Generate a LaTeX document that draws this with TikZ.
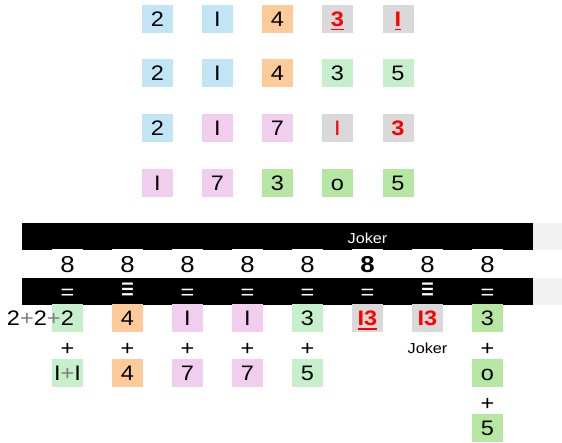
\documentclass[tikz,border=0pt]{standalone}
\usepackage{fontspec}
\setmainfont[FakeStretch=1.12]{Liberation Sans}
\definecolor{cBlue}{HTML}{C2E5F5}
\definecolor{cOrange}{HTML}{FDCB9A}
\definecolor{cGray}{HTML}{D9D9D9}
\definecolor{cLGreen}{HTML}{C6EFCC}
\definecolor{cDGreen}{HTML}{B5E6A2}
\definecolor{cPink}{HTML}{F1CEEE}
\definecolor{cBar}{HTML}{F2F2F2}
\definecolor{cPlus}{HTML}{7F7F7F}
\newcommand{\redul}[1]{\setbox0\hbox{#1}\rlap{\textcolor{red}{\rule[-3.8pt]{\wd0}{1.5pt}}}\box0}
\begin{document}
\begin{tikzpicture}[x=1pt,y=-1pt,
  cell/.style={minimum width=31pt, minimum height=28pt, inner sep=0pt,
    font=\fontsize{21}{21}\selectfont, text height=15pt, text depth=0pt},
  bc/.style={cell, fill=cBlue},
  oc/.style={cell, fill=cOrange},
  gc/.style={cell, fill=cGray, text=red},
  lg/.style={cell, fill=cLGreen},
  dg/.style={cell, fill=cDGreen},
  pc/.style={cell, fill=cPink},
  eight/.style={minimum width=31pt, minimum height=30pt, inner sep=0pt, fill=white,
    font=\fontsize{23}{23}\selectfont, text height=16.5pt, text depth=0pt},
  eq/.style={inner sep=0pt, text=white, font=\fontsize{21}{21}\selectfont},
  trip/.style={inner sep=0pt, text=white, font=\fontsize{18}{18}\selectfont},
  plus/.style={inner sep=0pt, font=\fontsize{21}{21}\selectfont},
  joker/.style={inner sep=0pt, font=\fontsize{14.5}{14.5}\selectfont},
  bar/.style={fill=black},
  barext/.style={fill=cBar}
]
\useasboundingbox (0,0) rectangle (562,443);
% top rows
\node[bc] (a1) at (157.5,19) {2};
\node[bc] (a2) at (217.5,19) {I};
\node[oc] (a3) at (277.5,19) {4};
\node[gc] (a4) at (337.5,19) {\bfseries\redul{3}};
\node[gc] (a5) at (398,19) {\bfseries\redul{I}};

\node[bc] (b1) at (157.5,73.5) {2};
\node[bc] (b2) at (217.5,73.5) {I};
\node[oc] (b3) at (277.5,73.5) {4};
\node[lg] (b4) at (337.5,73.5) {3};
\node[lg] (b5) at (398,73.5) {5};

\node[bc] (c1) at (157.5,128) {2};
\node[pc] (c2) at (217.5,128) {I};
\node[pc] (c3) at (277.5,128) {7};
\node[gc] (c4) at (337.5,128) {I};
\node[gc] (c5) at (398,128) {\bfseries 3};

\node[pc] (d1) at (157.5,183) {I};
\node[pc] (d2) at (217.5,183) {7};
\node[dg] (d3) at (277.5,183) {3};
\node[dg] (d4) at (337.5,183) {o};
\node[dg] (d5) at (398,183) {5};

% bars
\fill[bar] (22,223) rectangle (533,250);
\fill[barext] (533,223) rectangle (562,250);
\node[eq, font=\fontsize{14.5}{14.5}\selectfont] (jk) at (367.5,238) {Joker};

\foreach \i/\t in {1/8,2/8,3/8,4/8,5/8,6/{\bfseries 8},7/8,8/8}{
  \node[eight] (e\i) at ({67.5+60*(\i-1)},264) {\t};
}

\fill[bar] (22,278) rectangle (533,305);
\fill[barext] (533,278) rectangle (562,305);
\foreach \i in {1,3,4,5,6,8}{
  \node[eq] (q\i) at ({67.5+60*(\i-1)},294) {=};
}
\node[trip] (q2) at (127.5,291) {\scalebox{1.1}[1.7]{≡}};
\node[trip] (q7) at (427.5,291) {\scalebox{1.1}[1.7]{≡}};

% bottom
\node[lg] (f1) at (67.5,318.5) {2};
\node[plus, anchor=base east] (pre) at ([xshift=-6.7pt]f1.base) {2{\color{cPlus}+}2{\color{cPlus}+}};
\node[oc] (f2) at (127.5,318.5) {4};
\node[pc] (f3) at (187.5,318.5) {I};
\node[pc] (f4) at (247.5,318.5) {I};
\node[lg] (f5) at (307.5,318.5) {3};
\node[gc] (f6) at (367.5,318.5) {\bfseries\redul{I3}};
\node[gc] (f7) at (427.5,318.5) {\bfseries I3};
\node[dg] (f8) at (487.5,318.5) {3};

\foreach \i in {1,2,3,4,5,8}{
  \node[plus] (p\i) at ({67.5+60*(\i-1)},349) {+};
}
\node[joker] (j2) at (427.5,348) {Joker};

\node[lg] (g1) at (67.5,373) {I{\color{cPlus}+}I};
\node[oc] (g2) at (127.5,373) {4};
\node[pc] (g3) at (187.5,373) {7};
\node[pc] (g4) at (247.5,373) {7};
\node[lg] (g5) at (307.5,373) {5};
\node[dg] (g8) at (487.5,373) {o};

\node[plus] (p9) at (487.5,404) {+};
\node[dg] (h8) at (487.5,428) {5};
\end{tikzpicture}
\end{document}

————————

Aim:
Do not copy the pictures, but repeat every line exactly.

Expected output:
Generate a LaTeX document that draws this with TikZ.
\documentclass[tikz,border=0pt]{standalone}
\usepackage{fontspec}
\setmainfont[FakeStretch=1.12]{Liberation Sans}
\definecolor{cBlue}{HTML}{C2E5F5}
\definecolor{cOrange}{HTML}{FDCB9A}
\definecolor{cGray}{HTML}{D9D9D9}
\definecolor{cLGreen}{HTML}{C6EFCC}
\definecolor{cDGreen}{HTML}{B5E6A2}
\definecolor{cPink}{HTML}{F1CEEE}
\definecolor{cBar}{HTML}{F2F2F2}
\definecolor{cPlus}{HTML}{7F7F7F}
\newcommand{\redul}[1]{\setbox0\hbox{#1}\rlap{\textcolor{red}{\rule[-3.8pt]{\wd0}{1.5pt}}}\box0}
\begin{document}
\begin{tikzpicture}[x=1pt,y=-1pt,
  cell/.style={minimum width=31pt, minimum height=28pt, inner sep=0pt,
    font=\fontsize{21}{21}\selectfont, text height=15pt, text depth=0pt},
  bc/.style={cell, fill=cBlue},
  oc/.style={cell, fill=cOrange},
  gc/.style={cell, fill=cGray, text=red},
  lg/.style={cell, fill=cLGreen},
  dg/.style={cell, fill=cDGreen},
  pc/.style={cell, fill=cPink},
  eight/.style={minimum width=31pt, minimum height=30pt, inner sep=0pt, fill=white,
    font=\fontsize{23}{23}\selectfont, text height=16.5pt, text depth=0pt},
  eq/.style={inner sep=0pt, text=white, font=\fontsize{21}{21}\selectfont},
  trip/.style={inner sep=0pt, text=white, font=\fontsize{18}{18}\selectfont},
  plus/.style={inner sep=0pt, font=\fontsize{21}{21}\selectfont},
  joker/.style={inner sep=0pt, font=\fontsize{14.5}{14.5}\selectfont},
  bar/.style={fill=black},
  barext/.style={fill=cBar}
]
\useasboundingbox (0,0) rectangle (562,443);
% top rows
\node[bc] (a1) at (157.5,19) {2};
\node[bc] (a2) at (217.5,19) {I};
\node[oc] (a3) at (277.5,19) {4};
\node[gc] (a4) at (337.5,19) {\bfseries\redul{3}};
\node[gc] (a5) at (398,19) {\bfseries\redul{I}};

\node[bc] (b1) at (157.5,73.5) {2};
\node[bc] (b2) at (217.5,73.5) {I};
\node[oc] (b3) at (277.5,73.5) {4};
\node[lg] (b4) at (337.5,73.5) {3};
\node[lg] (b5) at (398,73.5) {5};

\node[bc] (c1) at (157.5,128) {2};
\node[pc] (c2) at (217.5,128) {I};
\node[pc] (c3) at (277.5,128) {7};
\node[gc] (c4) at (337.5,128) {I};
\node[gc] (c5) at (398,128) {\bfseries 3};

\node[pc] (d1) at (157.5,183) {I};
\node[pc] (d2) at (217.5,183) {7};
\node[dg] (d3) at (277.5,183) {3};
\node[dg] (d4) at (337.5,183) {o};
\node[dg] (d5) at (398,183) {5};

% bars
\fill[bar] (22,223) rectangle (533,250);
\fill[barext] (533,223) rectangle (562,250);
\node[eq, font=\fontsize{14.5}{14.5}\selectfont] (jk) at (367.5,238) {Joker};

\foreach \i/\t in {1/8,2/8,3/8,4/8,5/8,6/{\bfseries 8},7/8,8/8}{
  \node[eight] (e\i) at ({67.5+60*(\i-1)},264) {\t};
}

\fill[bar] (22,278) rectangle (533,305);
\fill[barext] (533,278) rectangle (562,305);
\foreach \i in {1,3,4,5,6,8}{
  \node[eq] (q\i) at ({67.5+60*(\i-1)},294) {=};
}
\node[trip] (q2) at (127.5,291) {\scalebox{1.1}[1.7]{≡}};
\node[trip] (q7) at (427.5,291) {\scalebox{1.1}[1.7]{≡}};

% bottom
\node[lg] (f1) at (67.5,318.5) {2};
\node[plus, anchor=base east] (pre) at ([xshift=-6.7pt]f1.base) {2{\color{cPlus}+}2{\color{cPlus}+}};
\node[oc] (f2) at (127.5,318.5) {4};
\node[pc] (f3) at (187.5,318.5) {I};
\node[pc] (f4) at (247.5,318.5) {I};
\node[lg] (f5) at (307.5,318.5) {3};
\node[gc] (f6) at (367.5,318.5) {\bfseries\redul{I3}};
\node[gc] (f7) at (427.5,318.5) {\bfseries I3};
\node[dg] (f8) at (487.5,318.5) {3};

\foreach \i in {1,2,3,4,5,8}{
  \node[plus] (p\i) at ({67.5+60*(\i-1)},349) {+};
}
\node[joker] (j2) at (427.5,348) {Joker};

\node[lg] (g1) at (67.5,373) {I{\color{cPlus}+}I};
\node[oc] (g2) at (127.5,373) {4};
\node[pc] (g3) at (187.5,373) {7};
\node[pc] (g4) at (247.5,373) {7};
\node[lg] (g5) at (307.5,373) {5};
\node[dg] (g8) at (487.5,373) {o};

\node[plus] (p9) at (487.5,404) {+};
\node[dg] (h8) at (487.5,428) {5};
\end{tikzpicture}
\end{document}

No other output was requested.